— Do this —
Quote every line as written. Omit pictures.
^^^^^^^^^^^^^^^^
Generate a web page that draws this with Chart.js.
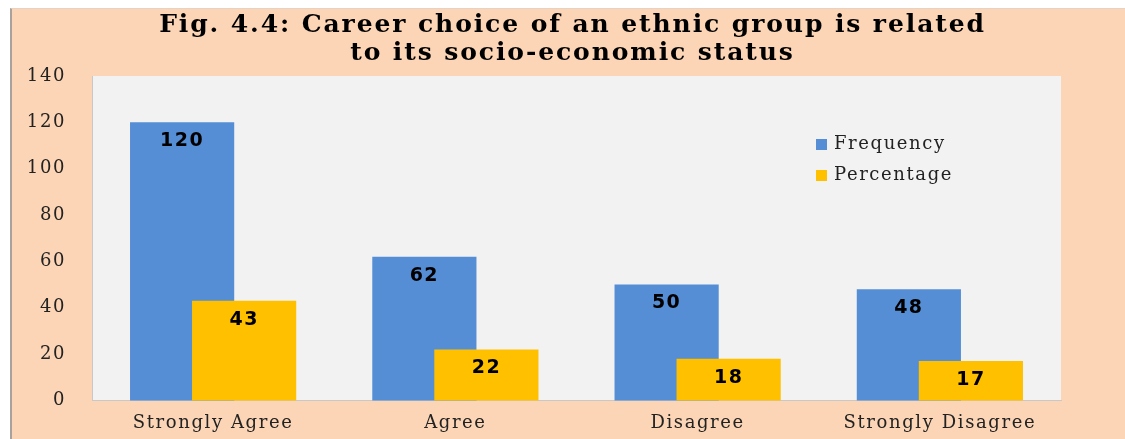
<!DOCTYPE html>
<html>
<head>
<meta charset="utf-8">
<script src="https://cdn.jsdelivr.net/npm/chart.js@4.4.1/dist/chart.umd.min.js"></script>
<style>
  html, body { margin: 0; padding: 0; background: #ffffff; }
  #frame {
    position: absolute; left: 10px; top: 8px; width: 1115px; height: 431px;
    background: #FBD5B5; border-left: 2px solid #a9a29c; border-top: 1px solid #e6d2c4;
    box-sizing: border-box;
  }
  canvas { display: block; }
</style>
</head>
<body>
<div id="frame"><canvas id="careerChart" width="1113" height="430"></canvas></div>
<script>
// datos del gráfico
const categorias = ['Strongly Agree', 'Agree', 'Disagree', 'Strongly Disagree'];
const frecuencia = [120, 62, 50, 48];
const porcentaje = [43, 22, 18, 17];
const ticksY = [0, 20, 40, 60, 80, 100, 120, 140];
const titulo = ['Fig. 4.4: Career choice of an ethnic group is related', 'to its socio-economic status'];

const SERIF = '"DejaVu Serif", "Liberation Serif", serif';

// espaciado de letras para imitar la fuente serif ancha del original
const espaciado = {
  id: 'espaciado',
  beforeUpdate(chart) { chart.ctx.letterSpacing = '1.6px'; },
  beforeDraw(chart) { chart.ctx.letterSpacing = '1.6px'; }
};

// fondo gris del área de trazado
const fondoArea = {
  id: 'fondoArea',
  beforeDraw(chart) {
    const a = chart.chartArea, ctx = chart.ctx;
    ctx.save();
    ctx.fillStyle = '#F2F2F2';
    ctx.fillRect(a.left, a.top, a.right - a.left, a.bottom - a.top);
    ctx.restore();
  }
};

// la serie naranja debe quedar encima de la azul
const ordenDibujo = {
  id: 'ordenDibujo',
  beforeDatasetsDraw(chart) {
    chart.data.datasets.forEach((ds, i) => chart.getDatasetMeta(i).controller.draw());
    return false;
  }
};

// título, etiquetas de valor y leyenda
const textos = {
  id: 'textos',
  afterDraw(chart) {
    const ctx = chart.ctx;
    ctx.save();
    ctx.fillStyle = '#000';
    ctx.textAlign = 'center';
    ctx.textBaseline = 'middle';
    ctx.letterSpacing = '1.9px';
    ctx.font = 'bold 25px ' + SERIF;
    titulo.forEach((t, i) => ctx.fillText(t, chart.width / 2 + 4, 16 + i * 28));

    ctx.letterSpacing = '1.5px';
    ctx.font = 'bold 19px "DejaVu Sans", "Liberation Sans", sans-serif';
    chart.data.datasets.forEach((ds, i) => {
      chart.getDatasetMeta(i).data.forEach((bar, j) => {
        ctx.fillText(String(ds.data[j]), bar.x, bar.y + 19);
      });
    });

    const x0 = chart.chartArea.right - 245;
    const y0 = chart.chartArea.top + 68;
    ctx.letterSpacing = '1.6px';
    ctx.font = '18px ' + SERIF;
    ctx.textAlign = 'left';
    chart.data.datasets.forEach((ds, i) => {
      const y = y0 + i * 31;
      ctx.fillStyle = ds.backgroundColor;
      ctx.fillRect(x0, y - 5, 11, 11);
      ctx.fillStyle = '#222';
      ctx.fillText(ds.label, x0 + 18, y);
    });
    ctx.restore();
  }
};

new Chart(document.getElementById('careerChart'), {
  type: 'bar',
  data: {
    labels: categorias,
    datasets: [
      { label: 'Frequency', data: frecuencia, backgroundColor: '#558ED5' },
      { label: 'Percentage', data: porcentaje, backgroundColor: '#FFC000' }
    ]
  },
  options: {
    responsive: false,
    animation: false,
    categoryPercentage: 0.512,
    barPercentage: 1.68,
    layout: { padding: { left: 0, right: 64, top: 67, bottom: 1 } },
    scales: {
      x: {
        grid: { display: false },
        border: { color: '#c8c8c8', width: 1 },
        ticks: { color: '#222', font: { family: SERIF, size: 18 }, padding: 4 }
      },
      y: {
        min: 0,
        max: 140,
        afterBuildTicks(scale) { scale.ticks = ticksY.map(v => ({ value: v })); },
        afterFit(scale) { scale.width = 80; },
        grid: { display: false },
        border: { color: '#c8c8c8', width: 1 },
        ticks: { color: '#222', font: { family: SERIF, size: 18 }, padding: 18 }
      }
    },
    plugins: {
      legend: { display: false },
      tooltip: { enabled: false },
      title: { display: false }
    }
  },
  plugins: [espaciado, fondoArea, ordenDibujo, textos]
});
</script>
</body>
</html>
^^^^^^^^^^^^^^^^
— Answer for the task —
Generate a web page that draws this with Chart.js.
<!DOCTYPE html>
<html>
<head>
<meta charset="utf-8">
<script src="https://cdn.jsdelivr.net/npm/chart.js@4.4.1/dist/chart.umd.min.js"></script>
<style>
  html, body { margin: 0; padding: 0; background: #ffffff; }
  #frame {
    position: absolute; left: 10px; top: 8px; width: 1115px; height: 431px;
    background: #FBD5B5; border-left: 2px solid #a9a29c; border-top: 1px solid #e6d2c4;
    box-sizing: border-box;
  }
  canvas { display: block; }
</style>
</head>
<body>
<div id="frame"><canvas id="careerChart" width="1113" height="430"></canvas></div>
<script>
// datos del gráfico
const categorias = ['Strongly Agree', 'Agree', 'Disagree', 'Strongly Disagree'];
const frecuencia = [120, 62, 50, 48];
const porcentaje = [43, 22, 18, 17];
const ticksY = [0, 20, 40, 60, 80, 100, 120, 140];
const titulo = ['Fig. 4.4: Career choice of an ethnic group is related', 'to its socio-economic status'];

const SERIF = '"DejaVu Serif", "Liberation Serif", serif';

// espaciado de letras para imitar la fuente serif ancha del original
const espaciado = {
  id: 'espaciado',
  beforeUpdate(chart) { chart.ctx.letterSpacing = '1.6px'; },
  beforeDraw(chart) { chart.ctx.letterSpacing = '1.6px'; }
};

// fondo gris del área de trazado
const fondoArea = {
  id: 'fondoArea',
  beforeDraw(chart) {
    const a = chart.chartArea, ctx = chart.ctx;
    ctx.save();
    ctx.fillStyle = '#F2F2F2';
    ctx.fillRect(a.left, a.top, a.right - a.left, a.bottom - a.top);
    ctx.restore();
  }
};

// la serie naranja debe quedar encima de la azul
const ordenDibujo = {
  id: 'ordenDibujo',
  beforeDatasetsDraw(chart) {
    chart.data.datasets.forEach((ds, i) => chart.getDatasetMeta(i).controller.draw());
    return false;
  }
};

// título, etiquetas de valor y leyenda
const textos = {
  id: 'textos',
  afterDraw(chart) {
    const ctx = chart.ctx;
    ctx.save();
    ctx.fillStyle = '#000';
    ctx.textAlign = 'center';
    ctx.textBaseline = 'middle';
    ctx.letterSpacing = '1.9px';
    ctx.font = 'bold 25px ' + SERIF;
    titulo.forEach((t, i) => ctx.fillText(t, chart.width / 2 + 4, 16 + i * 28));

    ctx.letterSpacing = '1.5px';
    ctx.font = 'bold 19px "DejaVu Sans", "Liberation Sans", sans-serif';
    chart.data.datasets.forEach((ds, i) => {
      chart.getDatasetMeta(i).data.forEach((bar, j) => {
        ctx.fillText(String(ds.data[j]), bar.x, bar.y + 19);
      });
    });

    const x0 = chart.chartArea.right - 245;
    const y0 = chart.chartArea.top + 68;
    ctx.letterSpacing = '1.6px';
    ctx.font = '18px ' + SERIF;
    ctx.textAlign = 'left';
    chart.data.datasets.forEach((ds, i) => {
      const y = y0 + i * 31;
      ctx.fillStyle = ds.backgroundColor;
      ctx.fillRect(x0, y - 5, 11, 11);
      ctx.fillStyle = '#222';
      ctx.fillText(ds.label, x0 + 18, y);
    });
    ctx.restore();
  }
};

new Chart(document.getElementById('careerChart'), {
  type: 'bar',
  data: {
    labels: categorias,
    datasets: [
      { label: 'Frequency', data: frecuencia, backgroundColor: '#558ED5' },
      { label: 'Percentage', data: porcentaje, backgroundColor: '#FFC000' }
    ]
  },
  options: {
    responsive: false,
    animation: false,
    categoryPercentage: 0.512,
    barPercentage: 1.68,
    layout: { padding: { left: 0, right: 64, top: 67, bottom: 1 } },
    scales: {
      x: {
        grid: { display: false },
        border: { color: '#c8c8c8', width: 1 },
        ticks: { color: '#222', font: { family: SERIF, size: 18 }, padding: 4 }
      },
      y: {
        min: 0,
        max: 140,
        afterBuildTicks(scale) { scale.ticks = ticksY.map(v => ({ value: v })); },
        afterFit(scale) { scale.width = 80; },
        grid: { display: false },
        border: { color: '#c8c8c8', width: 1 },
        ticks: { color: '#222', font: { family: SERIF, size: 18 }, padding: 18 }
      }
    },
    plugins: {
      legend: { display: false },
      tooltip: { enabled: false },
      title: { display: false }
    }
  },
  plugins: [espaciado, fondoArea, ordenDibujo, textos]
});
</script>
</body>
</html>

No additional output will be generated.